If you have worked a long time for the same company (over 10 years) it could be a good idea to list all the different positions and roles that you had during this time separately. You probably had different responsibilities and developed different skills on each role, so the employer will like to know it.

Make sure to use the right keywords

Most companies (even smaller ones) are already using digital databases to search for candidates. All companies using this Job site are surely using search queries to get your resume. This means that the HR department will run search queries based on specific keywords. Check the job description and related job ads for a clue on what the employer might be looking for.

Use effective titles

Like it or not, employers will usually make a judgment about your resume in 5 seconds. Under this time frame the most important aspect will be the titles that you listed on the resume, so make sure they grab the attention. Try to be as descriptive as possible, yet brief, giving the employer a good idea about the nature of your past work experiences. For example:

Bad title: Accounting
Good title: Management of Accounts Receivable and Record Keeping

Look and feel

Use bullet points: No employer will have the time (or patience) to read long paragraphs of text. Make sure, therefore, to use bullet points and short sentences to describe your experiences, educational background and professional objectives.

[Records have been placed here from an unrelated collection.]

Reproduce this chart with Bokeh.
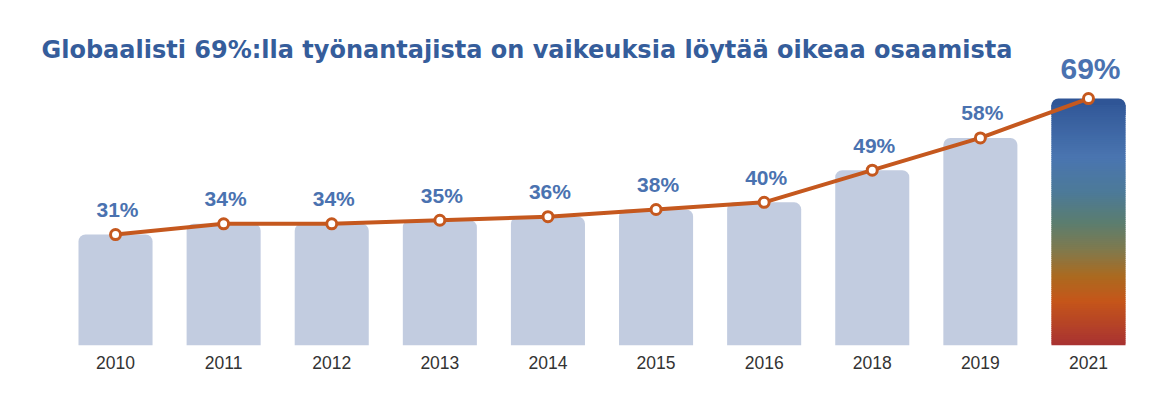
from bokeh.plotting import figure
from bokeh.models import ColumnDataSource, Label
from bokeh.embed import file_html
from bokeh.resources import INLINE
from bokeh.core.properties import value

years = ["2010", "2011", "2012", "2013", "2014", "2015", "2016", "2018", "2019", "2021"]
values = [31, 34, 34, 35, 36, 38, 40, 49, 58, 69]
labels = [f"{v}%" for v in values]
title_text = "Globaalisti 69%:lla työnantajista on vaikeuksia löytää oikeaa osaamista"

# gradient stops for highlighted bar (fraction from top, color)
grad_stops = [(0.0, (47, 85, 150)), (0.24, (74, 117, 176)), (0.38, (76, 122, 152)),
              (0.50, (90, 125, 112)), (0.61, (127, 122, 78)), (0.72, (171, 106, 32)),
              (0.82, (197, 86, 26)), (1.0, (168, 50, 50))]

def grad_color(f):
    for (f0, c0), (f1, c1) in zip(grad_stops[:-1], grad_stops[1:]):
        if f0 <= f <= f1:
            t = (f - f0) / (f1 - f0) if f1 > f0 else 0
            c = [round(a + (b - a) * t) for a, b in zip(c0, c1)]
            return "#%02x%02x%02x" % tuple(c)
    return "#%02x%02x%02x" % grad_stops[-1][1]

p = figure(x_range=years, y_range=(0, 96.4), width=1171, height=386,
           output_backend="svg", toolbar_location=None,
           min_border_left=32, min_border_right=0, min_border_top=0, min_border_bottom=41)
p.outline_line_color = None
p.background_fill_color = "white"
p.xgrid.visible = False
p.ygrid.visible = False
p.yaxis.visible = False
p.xaxis.axis_line_color = None
p.xaxis.major_tick_line_color = None
p.xaxis.minor_tick_line_color = None
p.xaxis.major_label_text_font = "Liberation Sans"
p.xaxis.major_label_text_font_size = "17.5px"
p.xaxis.major_label_text_color = "#333333"
p.xaxis.major_label_standoff = 4
p.x_range.range_padding = 0.0536

bar_w = 0.685
src = ColumnDataSource(dict(x=years[:-1], top=values[:-1]))
p.vbar(x="x", top="top", bottom=0, width=bar_w, source=src,
       fill_color="#c2cce0", line_color=None, border_radius=(7, 7, 0, 0))

# gradient bar built from slices
n = 120
last = values[-1]
gx, gb, gt, gc = [], [], [], []
for i in range(n):
    b = last * i / n
    t = last * (i + 1.6) / n
    frac_top = 1 - (b + (last / n) / 2) / last
    gx.append(years[-1]); gb.append(b); gt.append(min(t, last)); gc.append(grad_color(frac_top))
topsrc = ColumnDataSource(dict(x=[years[-1]], bottom=[last * (n - 8) / n], top=[last]))
p.vbar(x="x", top="top", bottom="bottom", width=bar_w, source=topsrc,
       fill_color=grad_color(0.0), line_color=None, border_radius=(7, 7, 0, 0))
k = n - 3
gsrc = ColumnDataSource(dict(x=gx[:k], bottom=gb[:k], top=[min(v, last * k / n) for v in gt[:k]], color=gc[:k]))
p.vbar(x="x", top="top", bottom="bottom", width=bar_w, source=gsrc,
       fill_color="color", line_color=None)

lsrc = ColumnDataSource(dict(x=years, y=values, lab=labels))
p.line(x="x", y="y", source=lsrc, line_color="#c5581e", line_width=4)
p.scatter(x="x", y="y", source=lsrc, size=10, fill_color="white", line_color="#c5581e", line_width=3)

small = ColumnDataSource(dict(x=years[:-1], y=values[:-1], lab=labels[:-1]))
p.text(x="x", y="y", text="lab", source=small, text_align="center", text_baseline="alphabetic",
       x_offset=2, y_offset=-25, text_font=value("Liberation Sans"), text_font_style="bold",
       text_font_size="21px", text_color="#4a72b0")
big = ColumnDataSource(dict(x=years[-1:], y=values[-1:], lab=labels[-1:]))
p.text(x="x", y="y", text="lab", source=big, text_align="center", text_baseline="alphabetic",
       x_offset=2, y_offset=-30, text_font=value("Liberation Sans"), text_font_style="bold",
       text_font_size="30px", text_color="#4a72b0")

title = Label(x=9, y=296, x_units="screen", y_units="screen", text=title_text,
              text_font="DejaVu Sans", text_font_style="bold", text_font_size="24px",
              text_color="#355d9b", text_baseline="alphabetic")
p.add_layout(title)

open("out.html", "w").write(file_html(p, INLINE))
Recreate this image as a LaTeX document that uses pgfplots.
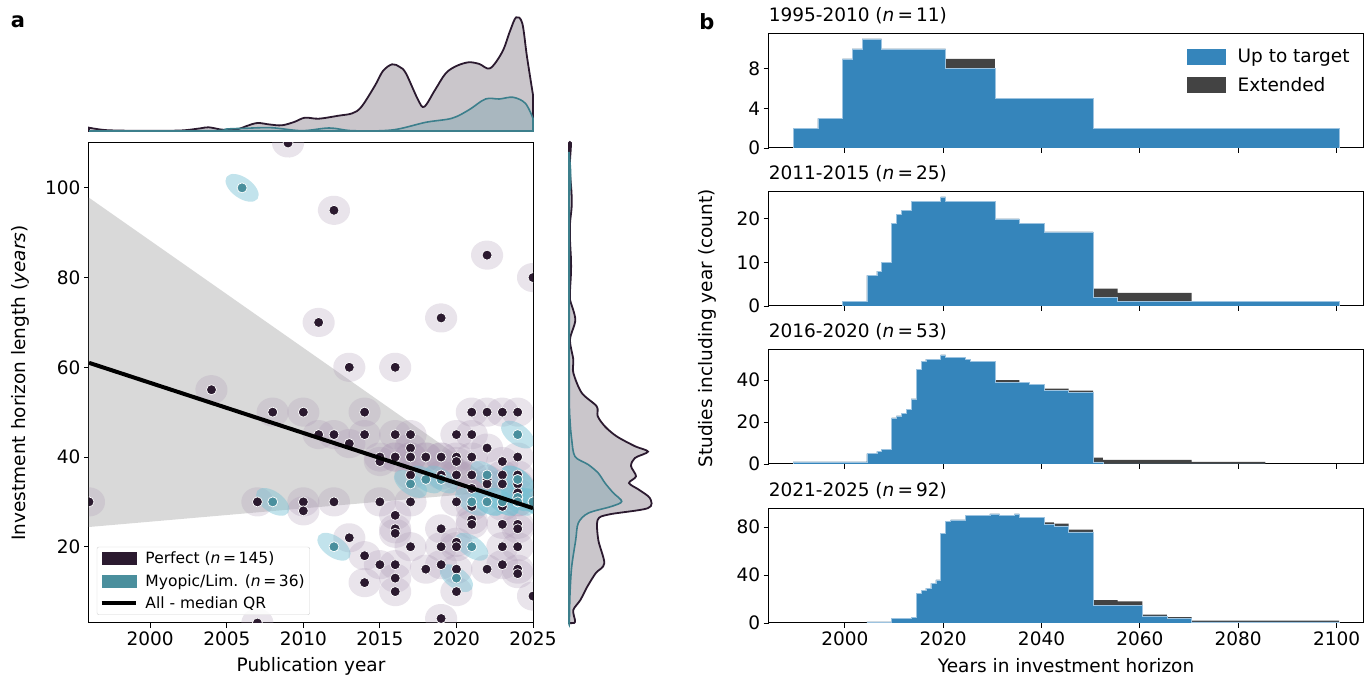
\documentclass[border=0pt]{standalone}
\usepackage{fontspec}
\setmainfont{DejaVu Sans}
\usepackage{pgfplots}
\usepackage{pgfplotstable}
\pgfplotsset{compat=1.18}

\definecolor{perf}{HTML}{2B1A2F}
\definecolor{myop}{HTML}{4A8F9D}
\definecolor{myopline}{HTML}{3C7F8C}
\definecolor{blobP}{HTML}{AE9BB6}
\definecolor{blobT}{HTML}{78C2D4}
\definecolor{bandgray}{HTML}{D9D9D9}
\definecolor{histblue}{HTML}{3585BB}
\definecolor{histedge}{HTML}{9CC3E0}
\definecolor{histext}{HTML}{434343}

% density blobs drawn under each study
\pgfdeclareplotmark{pblob}{\pgfpathellipse{\pgfpointorigin}{\pgfqpoint{16pt}{-1.5pt}}{\pgfqpoint{1.5pt}{14.5pt}}\pgfusepathqfill}
\pgfdeclareplotmark{tblob}{\pgfpathellipse{\pgfpointorigin}{\pgfqpoint{15.5pt}{-11pt}}{\pgfqpoint{6pt}{8.5pt}}\pgfusepathqfill}

\newcommand{\tfont}{\fontsize{18.5}{21}\selectfont}

\pgfplotsset{
  base/.style={
    scale only axis, tick align=outside, major tick length=5pt,
    every tick/.style={black, line width=0.9pt},
    axis line style={line width=1pt},
    xtick pos=left, ytick pos=left,
    tick label style={font=\tfont},
    label style={font=\tfont},
    /pgf/number format/assume math mode=true,
    /pgf/number format/1000 sep={},
    scaled ticks=false,
  },
  hist/.style={
    base, width=595pt, height=114.5pt, xmin=1984.5, xmax=2105.5, ymin=0,
    xtick={2000,2020,...,2100},
    title style={at={(axis description cs:0,1)}, anchor=south west, inner sep=0pt, yshift=3pt, font=\tfont},
  },
}

% publication year vs horizon length
\pgfplotstableread{
x y
1996 30
2004 55
2007 30
2007 3
2008 50
2009 110
2010 50
2010 30
2010 28
2011 70
2011 45
2012 95
2012 45
2012 30
2013 60
2013 43
2013 22
2014 50
2014 45
2014 18
2014 12
2015 40
2015 39
2015 30
2015 16
2016 60
2016 45
2016 40
2016 27
2016 24
2016 23
2016 16
2016 13
2016 10
2017 45
2017 42
2017 40
2017 36
2017 30
2017 20
2018 40
2018 15
2019 71
2019 40
2019 36
2019 24
2019 20
2019 16
2019 4
2020 45
2020 40
2020 39
2020 36
2020 30
2020 21
2020 20
2020 15
2020 10
2021 50
2021 45
2021 40
2021 36
2021 33
2021 29
2021 26
2021 25
2022 85
2022 50
2022 42
2022 35
2022 34
2022 15
2023 50
2023 39
2023 36
2023 34
2023 29
2023 25
2023 20
2023 16
2024 50
2024 40
2024 36
2024 34
2024 32
2024 30
2024 25
2024 24
2024 20
2024 15
2024 14
2025 80
2025 9
2016 40
2017 40
2018 40
2019 40
2024 30
}\perfpts

\pgfplotstableread{
x y
2006 100
2008 30
2012 20
2017 34
2018 35
2019 35
2020 13
2021 20
2021 30
2022 36
2022 30
2023 30
2024 45
2024 35
2024 31
2025 30
2022 30
2023 30
2024 31
2024 30
2025 30
2024 35
}\myoppts

% studies including each year: left edge, up to target, with extension
\pgfplotstableread{
e blue tot
1989.5 2 2
1994.5 3 3
1999.5 9 9
2001.5 10 10
2003.5 11 11
2007.5 10 10
2020.5 8 9
2030.5 5 5
2050.5 2 2
2100.5 2 2
}\histA

\pgfplotstableread{
e blue tot
1999.5 1 1
2004.5 7 7
2006.5 8 8
2007.5 10 10
2009.5 19 19
2010.5 21 21
2011.5 22 22
2013.5 24 24
2019.5 25 25
2020.5 24 24
2030.5 20 20
2035.5 19 19
2040.5 17 17
2050.5 2 4
2055.5 1 3
2070.5 1 1
2100.5 1 1
}\histB

\pgfplotstableread{
e blue tot
1989.5 1 1
2004.5 5 5
2006.5 6 6
2007.5 7 7
2009.5 22 22
2010.5 23 23
2011.5 24 24
2012.5 26 26
2013.5 31 31
2014.5 45 45
2015.5 49 49
2016.5 50 50
2019.5 52 52
2020.5 51 51
2024.5 50 50
2025.5 49 49
2030.5 39 40
2035.5 39 39
2037.5 38 38
2040.5 35 36
2045.5 34 35
2050.5 1 3
2052.5 0 2
2070.5 0 1
2085.5 0 1
}\histC

\pgfplotstableread{
e blue tot
2004.5 1 1
2009.5 4 4
2013.5 5 5
2014.5 25 25
2015.5 27 27
2016.5 29 29
2017.5 33 33
2018.5 36 36
2019.5 75 75
2020.5 85 85
2021.5 86 86
2024.5 90 90
2029.5 91 91
2031.5 90 90
2034.5 91 91
2035.5 88 88
2040.5 82 84
2042.5 81 83
2045.5 76 78
2050.5 15 19
2055.5 15 18
2060.5 6 7
2065.5 4 5
2070.5 1 2
2100.5 1 2
}\histD

\newcommand{\histbars}[1]{%
  \addplot[const plot, fill=histext, draw=none, forget plot] table[x=e, y=tot] {#1} \closedcycle;
  \addplot[const plot, fill=histblue, draw=histedge, line width=0.5pt, forget plot] table[x=e, y=blue] {#1} \closedcycle;
}

\begin{document}
\begin{tikzpicture}
\useasboundingbox (0,0) rectangle (1365pt,680pt);

% ---------------- panel a: scatter ----------------
\begin{axis}[base, at={(89pt,57pt)}, anchor=south west, width=444pt, height=480pt,
  xmin=1996, xmax=2025, ymin=3, ymax=110,
  xtick={2000,2005,...,2025}, ytick={20,40,...,100},
  clip marker paths=true,
  xlabel={Publication year},
  ylabel={Investment horizon length (\textit{years})},
  xlabel style={at={(axis description cs:0.5,-0.0896)}, anchor=center},
  ylabel style={at={(axis description cs:-0.1554,0.5)}, anchor=center},
  legend cell align=left,
  legend style={at={(axis description cs:0.0175,0.0167)}, anchor=south west,
    draw=black!18, rounded corners=2pt, fill=white, fill opacity=0.85, text opacity=1,
    font=\fontsize{15.5}{18}\selectfont, row sep=5pt, inner sep=3pt,
    /tikz/every odd column/.append style={column sep=6pt}},
]
% confidence band of the median regression
\addplot[fill=bandgray, draw=none, forget plot] coordinates {(1996,97.8) (2025,28.5) (2025,33) (1996,24.4)} -- cycle;
% density shading
\addplot[only marks, mark=pblob, mark options={fill=blobP, draw=none, fill opacity=0.27}, forget plot] table {\perfpts};
\addplot[only marks, mark=tblob, mark options={fill=blobT, draw=none, fill opacity=0.45}, forget plot] table {\myoppts};
% studies
\addplot[only marks, mark=*, mark size=5pt, mark options={fill=perf, draw=white, line width=0.7pt}, forget plot] table {\perfpts};
\addplot[only marks, mark=*, mark size=5pt, mark options={fill=myop, draw=white, line width=0.7pt}, forget plot] table {\myoppts};
% median quantile regression
\addplot[black, line width=4pt, forget plot] coordinates {(1996,61) (2025,28.6)};

\addlegendimage{legend image code/.code={\fill[perf, sharp corners, fill opacity=1] (0pt,-6pt) rectangle (34pt,6pt);}}
\addlegendentry{Perfect (\textit{n}\,=\,145)}
\addlegendimage{legend image code/.code={\fill[myop, sharp corners, fill opacity=1] (0pt,-6pt) rectangle (34pt,6pt);}}
\addlegendentry{Myopic/Lim. (\textit{n}\,=\,36)}
\addlegendimage{legend image code/.code={\draw[black, line width=3.5pt, sharp corners, draw opacity=1] (0pt,0pt) -- (34pt,0pt);}}
\addlegendentry{All - median QR}
\end{axis}

% ---------------- top marginal: publication year density ----------------
\begin{axis}[scale only axis, at={(89pt,549pt)}, anchor=south west, width=444pt, height=123pt,
  xmin=1996, xmax=2025, ymin=0, ymax=123, hide axis, clip=false]
\addplot[smooth, tension=0.55, fill=perf, fill opacity=0.25, draw=perf, line width=1.8pt] coordinates {
(1996,3.3) (1997,1) (1998.5,0.3) (2000,0.3) (2002,0.5) (2003.2,2.5) (2003.8,3.7) (2004.6,1.5)
(2005,1) (2005.7,1.7) (2006.3,5) (2007,8) (2007.8,6.5) (2008.6,5.7) (2009.4,9) (2010.1,13.3)
(2011,12.3) (2012.3,15.3) (2013.2,17.7) (2013.8,24.3) (2014.7,46) (2015.2,60) (2015.8,66.7)
(2016.3,64) (2016.7,57.7) (2017.5,31) (2017.9,24.3) (2018.6,41) (2019.3,57.7) (2020,65)
(2020.8,68.7) (2021.5,67) (2022.2,62.7) (2023,79.3) (2023.5,100) (2023.9,113.7) (2024.3,107.7)
(2024.6,75) (2025,36)} \closedcycle;
\addplot[smooth, tension=0.55, fill=myop, fill opacity=0.25, draw=myopline, line width=1.6pt] coordinates {
(1996,0) (2004,0.3) (2005,2) (2006.2,2.7) (2007.9,3.3) (2009.9,0.3) (2011.7,3) (2013.2,0.3)
(2015.8,1) (2018,8.7) (2019.7,12.7) (2020.8,21) (2021.9,32) (2022.8,32) (2023.7,33.7)
(2024.5,27.7) (2025,12.7)} \closedcycle;
\end{axis}

% ---------------- right marginal: horizon length density ----------------
\begin{axis}[scale only axis, at={(569pt,57pt)}, anchor=south west, width=83pt, height=480pt,
  xmin=0, xmax=83, ymin=3, ymax=110, hide axis, clip=false]
\addplot[smooth, tension=0.5, fill=perf, fill opacity=0.25, draw=perf, line width=1.8pt] coordinates {
(0,110) (2,110) (1,106) (1,103.4) (2.5,99) (2.7,95.9) (1,92) (1,88.5) (2,84) (2,81.1) (1,77)
(1,75.1) (6.3,70.6) (1,66.2) (4.3,61.7) (4.3,58.8) (12.7,54.3) (27.7,51.3) (28.7,49.1) (36,46.8)
(47.7,44.6) (66,42.4) (79,41.2) (66,39.8) (62,38) (67,35.7) (60,34.2) (70,32.7) (81,30.8)
(79,28.6) (40,27.2) (28.7,26) (29.3,21.5) (35.3,16.3) (26.7,14.1) (18.3,11.1) (11.3,8.1)
(4.3,5.9) (6,3.6) (5,3) (0,3)} -- cycle;
\addplot[smooth, tension=0.5, fill=myop, fill opacity=0.25, draw=myopline, line width=1.6pt] coordinates {
(0,108) (1.5,104) (1.5,100) (0.3,96) (0.3,55) (1,48.3) (2.7,43.9) (6,40.1) (19.3,38.3)
(29.3,36.4) (36,34.2) (44.3,32) (52.7,30.1) (42.7,29) (19.3,27.5) (9.3,25.3) (6.7,21.5)
(2.7,15.6) (1,9.6) (0.3,3) (0,3)} -- cycle;
\end{axis}

% ---------------- panel b: histograms ----------------
\begin{axis}[hist, at={(768.6pt,532pt)}, anchor=south west, ymax=11.55, ytick={0,4,8},
  xticklabels={}, title={1995-2010 (\textit{n}\,=\,11)},
  legend cell align=left,
  legend style={at={(axis description cs:0.985,0.9)}, anchor=north east, draw=none, fill=none,
    font=\tfont, row sep=9pt, /tikz/every odd column/.append style={column sep=10pt}}]
\histbars{\histA}
\addlegendimage{legend image code/.code={\fill[histblue] (0pt,-7.5pt) rectangle (38pt,7.5pt);}}
\addlegendentry{Up to target}
\addlegendimage{legend image code/.code={\fill[histext] (0pt,-7.5pt) rectangle (38pt,7.5pt);}}
\addlegendentry{Extended}
\end{axis}

\begin{axis}[hist, at={(768.6pt,374pt)}, anchor=south west, ymax=26.25, ytick={0,10,20},
  xticklabels={}, title={2011-2015 (\textit{n}\,=\,25)}]
\histbars{\histB}
\end{axis}

\begin{axis}[hist, at={(768.6pt,216pt)}, anchor=south west, ymax=54.6, ytick={0,20,40},
  xticklabels={}, title={2016-2020 (\textit{n}\,=\,53)}]
\histbars{\histC}
\end{axis}

\begin{axis}[hist, at={(768.6pt,57pt)}, anchor=south west, ymax=95.55, ytick={0,40,80},
  title={2021-2025 (\textit{n}\,=\,92)},
  xlabel={Years in investment horizon},
  xlabel style={at={(axis description cs:0.5,-0.3755)}, anchor=center}]
\histbars{\histD}
\end{axis}

\node[rotate=90, font=\tfont] at (707pt,351.5pt) {Studies including year (count)};
\node[font=\fontsize{21}{24}\selectfont\bfseries] at (18pt,658pt) {a};
\node[font=\fontsize{21}{24}\selectfont\bfseries] at (707pt,658pt) {b};
\end{tikzpicture}
\end{document}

Professional and attractive fonts: First of all make sure that your fonts are of legible size. Try to avoid fonts smaller than 11 points for content. For titles try not to make it bigger than 18 font size. The ideal way to make attractive presentation is by giving 1 or 2 point variation between title and content.

Make the design flow with white space: Do not jam your resume with text. Sure we said that you should make your resume as short and concise as possible, but that refers to the overall amount of information and not to how much text you can pack in a single sheet of paper. White space between the words, lines and paragraphs can improve the legibility of your resume.

No fancy design details: Do not use a colored background, fancy fonts or images on your resume. Sure, you might think that the little flowers will cheer up the document, but other people might just throw it away at the sight.

One or two pages

The ideal length for a resume is a polemic subject. Most employers and recruiting specialists, however, say that it should contain one or two pages at maximum. Just keep in mind that, provided all the necessary information is there, the shorter your resume, the better.

Avoid the following:

Irrelevant information like political affiliation etc
Unwanted information like "reference will be produced on request"
Jargon or slang
pronouns like "I" or "me"
Never lie in your resume
Avoid negativity - it usually puts off the employer and make them feel you are negative

Don’t forget the basics

The first thing on your resume should be your name. It should be bold and with a larger font than the rest of the text. Make sure that your contact details are clearly listed. Secondly, both the name and contact details should be included on all the pages of the resume (if you have more than one).

And to finish Proofread it twice & Get someone else to review your resume.